The mass of the planet also indicates that the hollow Earth hypothesis is unfeasible. Should the Earth be largely hollow, its mass would be much lower and thus its gravity on the outer surface would be much lower than it is.

[edit] Direct observation

The deepest hole drilled to date is the SG-3 borehole which is 12.3 km (7.6 mi)[51] deep, part of the Soviet Kola Superdeep Borehole project; thus, visual knowledge of the Earth's structure extends that far.

[edit] In fiction

A map of the Interior World, from The Goddess of Atvatabar (1892).
The idea of a hollow Earth is a common element of fiction, appearing as early as Ludvig Holberg's 1741 novel Nicolai Klimii iter subterraneum (Niels Klim's Underground Travels), in which Nicolai Klim falls through a cave while spelunking and spends several years living on a smaller globe both within and the inside of the outer shell.
Other notable pre-20th century examples include Giacomo Casanova's 1788 Icosaméron, a 5-volume, 1,800-page story of a brother and sister who fall into the Earth and discover the subterranean utopia of the Mégamicres, a race of multicolored, hermaphroditic dwarfs; Symzonia: A Voyage of Discovery by a "Captain Adam Seaborn" (1820) which reflected the ideas of John Cleves Symmes, Jr.; Edgar Allan Poe's 1838 novel The Narrative of Arthur Gordon Pym of Nantucket; Jules Verne's 1864 novel A Journey to the Center of the Earth, which described a prehistoric subterranean world; and George Sand's 1884 novel Laura, Voyage dans le Cristal where unseen and giant crystals could be found in the interior of the Earth.
The idea was used by Edgar Rice Burroughs, the creator of Tarzan, in the seven-novel "Pellucidar" series, beginning with At the Earth's Core (1914).
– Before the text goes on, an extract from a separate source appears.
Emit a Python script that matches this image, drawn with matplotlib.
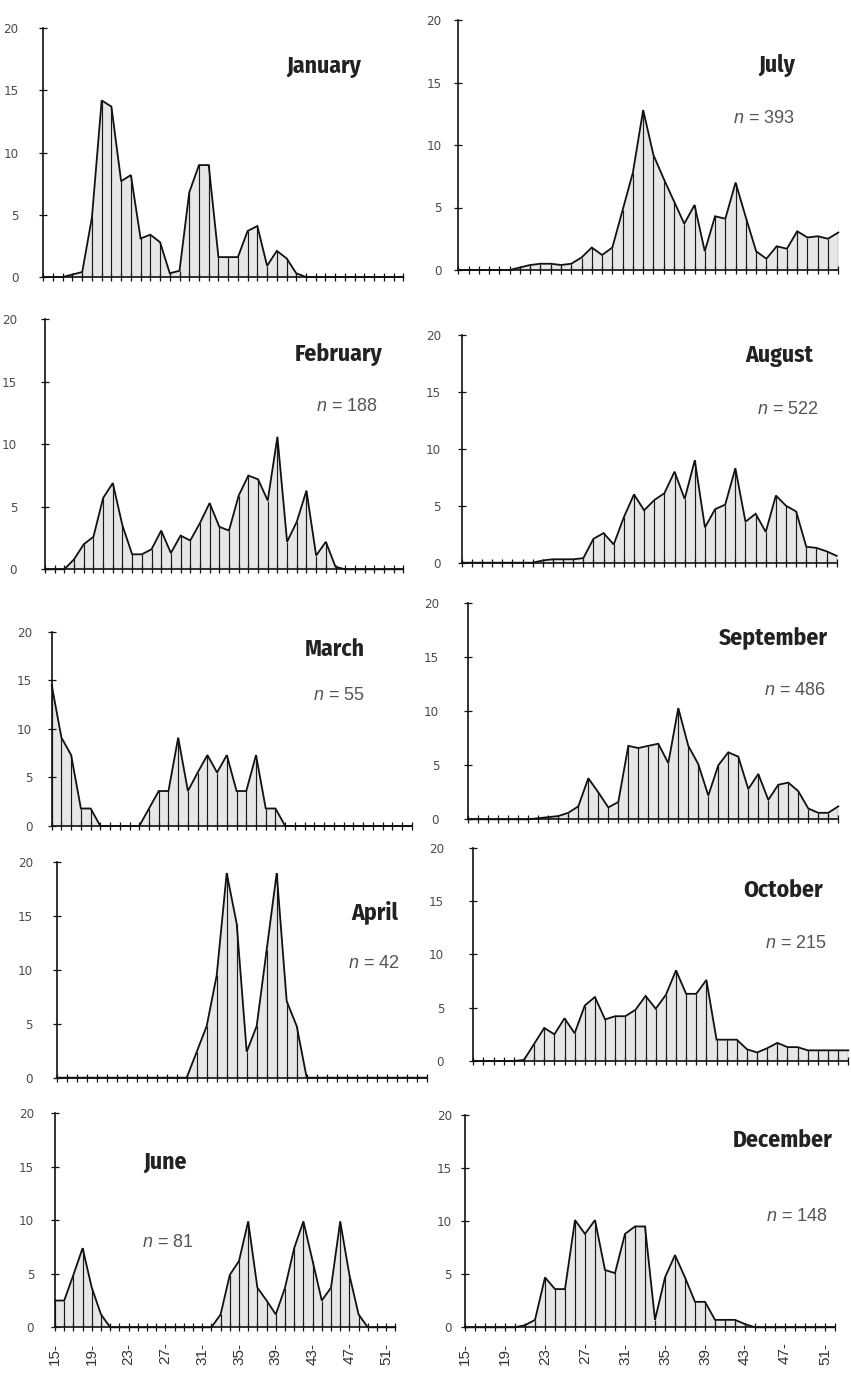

Using a mechanical drill, his heroes discover a prehistoric world, called Pellucidar, 500 miles below the surface, that is lit by an inner sun.[52] The 1915 novel Plutonia by Vladimir Obruchev uses the concept of the hollow Earth to take the reader through various geological epochs.
In more recent decades, the idea has become a staple of the science fiction and adventure genres, appearing in print, in film, on television, in comics, in role-playing games, and in many animated works.